Scientists in Toronto have unveiled a chilling breakthrough, a laser-regulated atomic clock cooled to just five degrees above absolute zero, promising a leap in timekeeping accuracy unlike anything used today.

Physicists at the University of Toronto have developed the world’s first cryogenic single-ion optical atomic clock, a next-generation instrument that could be 100 times more accurate than the clocks currently used to define the length of a second.

The advance marks a major step toward replacing the legacy cesium clocks that have anchored global timekeeping for decades.

The new device could refine the foundation upon which physics, navigation, telecommunications, and countless precision measurements depend.

“Accurate measurements of time and frequency underlie our entire system of physical units,” said Professor Amar Vutha.

“Therefore, improving the accuracy of timekeeping devices leads to stronger foundations for every physical measurement.”

Freezing out noise

Vutha, an experimental physicist in the Department of Physics, and PhD researcher Takahiro Tow built on previous work in their lab to create a device that stabilizes an optical laser using a single trapped strontium atom.

All clocks, from pendulums to quartz watches to atomic clocks, rely on a stable repeating event. “In every good clock, the periodic event must be stable,” Vutha said. “It wouldn’t do for it to run faster occasionally and then slower.”

In atomic clocks, the “tick” comes from the electromagnetic oscillations of a laser. “The stable periodicity of the laser is ensured by an atom; the quantum vibrations of the atom work like a tuning fork to keep the laser ‘in tune,’” he explained.

Earlier generations of atomic clocks used microwaves and later visible-light lasers, with each jump improving frequency stability by orders of magnitude.

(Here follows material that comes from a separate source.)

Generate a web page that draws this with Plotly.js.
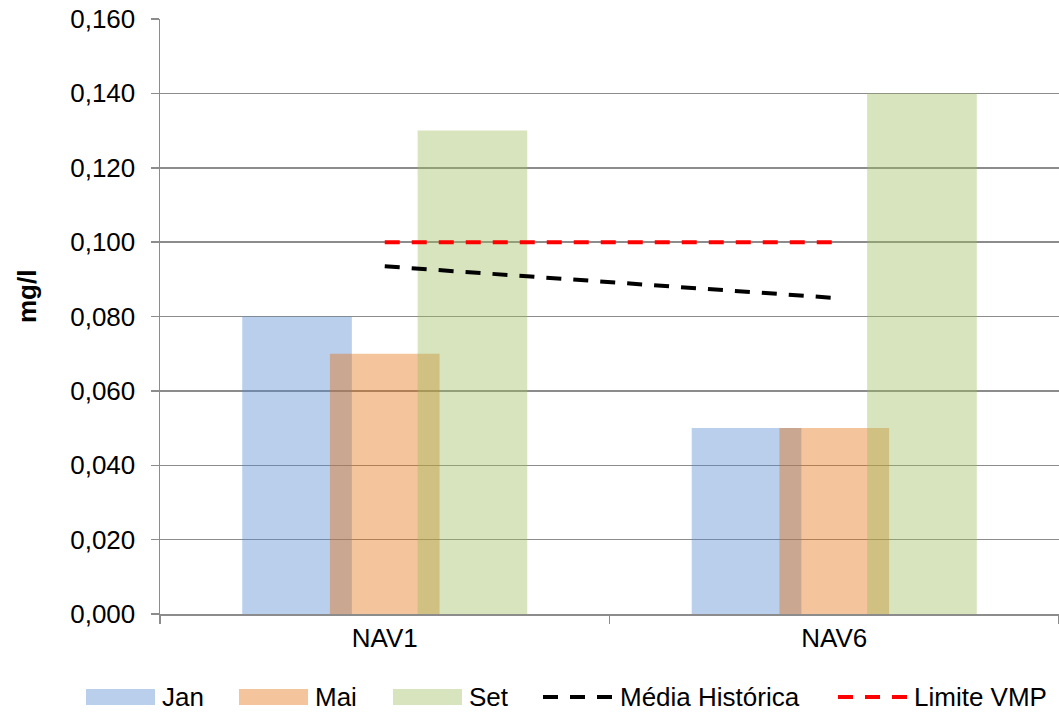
<!DOCTYPE html>
<html>
<head>
<meta charset="utf-8">
<script src="https://cdn.plot.ly/plotly-3.0.1.min.js"></script>
<style>
  html, body { margin: 0; padding: 0; background: #ffffff; }
  #chart { width: 1059px; height: 716px; }
</style>
</head>
<body>
<div id="chart"></div>
<script>
// Sampling points and monthly results (mg/l)
const stations = ['NAV1', 'NAV6'];
const seriesNames = ['Jan', 'Mai', 'Set', 'Média Histórica', 'Limite VMP'];
const jan = [0.080, 0.050];
const mai = [0.070, 0.050];
const set = [0.130, 0.140];
const mediaHistorica = [0.0935, 0.085];
const limiteVMP = [0.100, 0.100];
const yTicks = [0, 0.02, 0.04, 0.06, 0.08, 0.10, 0.12, 0.14, 0.16];

const W = 1059, H = 716;
const M = { l: 160, r: 0, t: 19, b: 102 };
const plotW = W - M.l - M.r, plotH = H - M.t - M.b;
const px2x = px => (px - M.l) / plotW;
const px2y = py => (H - M.b - py) / plotH;

const FONT = 'Liberation Sans, Arial, sans-serif';
const FS = 26;
const GRID = '#8c8c8c';

// Overlapping columns: width 1/4.1 of a category, each step 0.8 of a bar
const bw = 1 / 4.1;
const step = 0.8 * bw;
const firstOffset = -1.3 * bw;

const barColors = ['rgba(82,134,204,0.4)', 'rgba(228,108,10,0.4)', 'rgba(155,187,89,0.4)'];
const barData = [jan, mai, set];

const traces = barData.map((vals, i) => ({
  type: 'bar',
  name: seriesNames[i],
  x: stations,
  y: vals,
  width: bw,
  offset: firstOffset + i * step,
  marker: { color: barColors[i], line: { width: 0 } },
  showlegend: false,
  hoverinfo: 'x+y'
}));

traces.push({
  type: 'scatter', mode: 'lines', name: seriesNames[3],
  x: stations, y: mediaHistorica,
  line: { color: '#000000', width: 4, dash: '15px,12px' },
  showlegend: false
});
traces.push({
  type: 'scatter', mode: 'lines', name: seriesNames[4],
  x: stations, y: limiteVMP,
  line: { color: '#ff0000', width: 4, dash: '15px,12px' },
  showlegend: false
});

// Legend drawn below the plot area
const legendY = 697;
const legendItems = [
  { kind: 'rect', color: barColors[0], x0: 86, x1: 155, tx: 160 },
  { kind: 'rect', color: barColors[1], x0: 239, x1: 308, tx: 313 },
  { kind: 'rect', color: barColors[2], x0: 393, x1: 462, tx: 467 },
  { kind: 'line', color: '#000000', x0: 543, x1: 614, tx: 618 },
  { kind: 'line', color: '#ff0000', x0: 838, x1: 908, tx: 912 }
];
const shapes = [];
const annotations = [];
legendItems.forEach((it, i) => {
  if (it.kind === 'rect') {
    shapes.push({
      type: 'rect', xref: 'paper', yref: 'paper',
      x0: px2x(it.x0), x1: px2x(it.x1),
      y0: px2y(legendY - 8), y1: px2y(legendY + 8),
      fillcolor: it.color, line: { width: 0 }
    });
  } else {
    shapes.push({
      type: 'line', xref: 'paper', yref: 'paper',
      x0: px2x(it.x0), x1: px2x(it.x1),
      y0: px2y(legendY), y1: px2y(legendY),
      line: { color: it.color, width: 4, dash: '15px,12px' }
    });
  }
  annotations.push({
    xref: 'paper', yref: 'paper',
    x: px2x(it.tx), y: px2y(legendY),
    xanchor: 'left', yanchor: 'middle',
    text: seriesNames[i], showarrow: false,
    font: { family: FONT, size: FS, color: '#000000' }
  });
});

// Rotated unit label for the value axis
annotations.push({
  xref: 'paper', yref: 'paper',
  x: px2x(27), y: px2y(297),
  xanchor: 'center', yanchor: 'middle',
  text: '<b>mg/l</b>', textangle: -90, showarrow: false,
  font: { family: FONT, size: FS, color: '#000000' }
});

const layout = {
  width: W, height: H,
  margin: M,
  paper_bgcolor: '#ffffff',
  plot_bgcolor: '#ffffff',
  barmode: 'overlay',
  separators: ', ',
  showlegend: false,
  font: { family: FONT, size: FS, color: '#000000' },
  xaxis: {
    type: 'category',
    tickson: 'boundaries',
    ticks: 'outside', ticklen: 8, tickcolor: GRID, tickwidth: 1.5,
    showline: true, linecolor: GRID, linewidth: 1.5,
    showgrid: false, zeroline: false,
    tickfont: { family: FONT, size: FS, color: '#000000' },
    range: [-0.5, 1.5]
  },
  yaxis: {
    range: [0, 0.16],
    tickvals: yTicks,
    tickformat: '.3f',
    ticks: 'outside', ticklen: 8, tickcolor: GRID, tickwidth: 1.5,
    showline: true, linecolor: GRID, linewidth: 1.5,
    showgrid: true, gridcolor: GRID, gridwidth: 1.5,
    zeroline: false,
    tickfont: { family: FONT, size: FS, color: '#000000' },
    ticklabelstandoff: 10
  },
  shapes: shapes,
  annotations: annotations
};

Plotly.newPlot('chart', traces, layout, { displayModeBar: false, staticPlot: true });
</script>
</body>
</html>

Today’s state-of-the-art optical clocks offer accuracy to 18 decimal places, which is roughly equivalent to measuring the distance from Earth to the Moon to one-millionth of a millimeter.

Cooling the tuning fork

Yet even these extraordinary devices face a common limitation: heat. Atoms used to regulate optical clocks are perturbed by infrared radiation emitted by surrounding components, including the metal vacuum chamber holding them.

“The regulating atoms in current optical atomic clocks are still perturbed by infrared light — heat — emitted by nearby objects,” Vutha said. “This limits their accuracy because, if the tuning fork itself goes out of tune, then you no longer have a stable clock.”

The Toronto team’s breakthrough was chilling the trapped strontium atom to below five Kelvin, dramatically reducing thermal radiation and eliminating a core source of frequency drift.

This cryogenic environment allows the atom to maintain its “tuning fork” role with far higher stability.

Time’s deeper meaning

Ultra-precise timekeeping has cascading scientific consequences. Basic electrical standards, such as the ampere and volt, rely on exquisitely accurate time and frequency measurements.

“The definition of the standard of current — the ampere — requires measuring the number of electrons that flow… within an accurately calibrated time interval,” Vutha noted.

But the most profound use of ultra-accurate clocks may be in testing nature’s deepest assumptions.

“The most successful application of the new generation of optical clocks has been to test whether the fundamental constants of nature… are themselves constant,” Vutha said.

This includes the speed of light and Planck’s constant. “There’s just no other way of doing these kinds of experiments than with atomic clocks.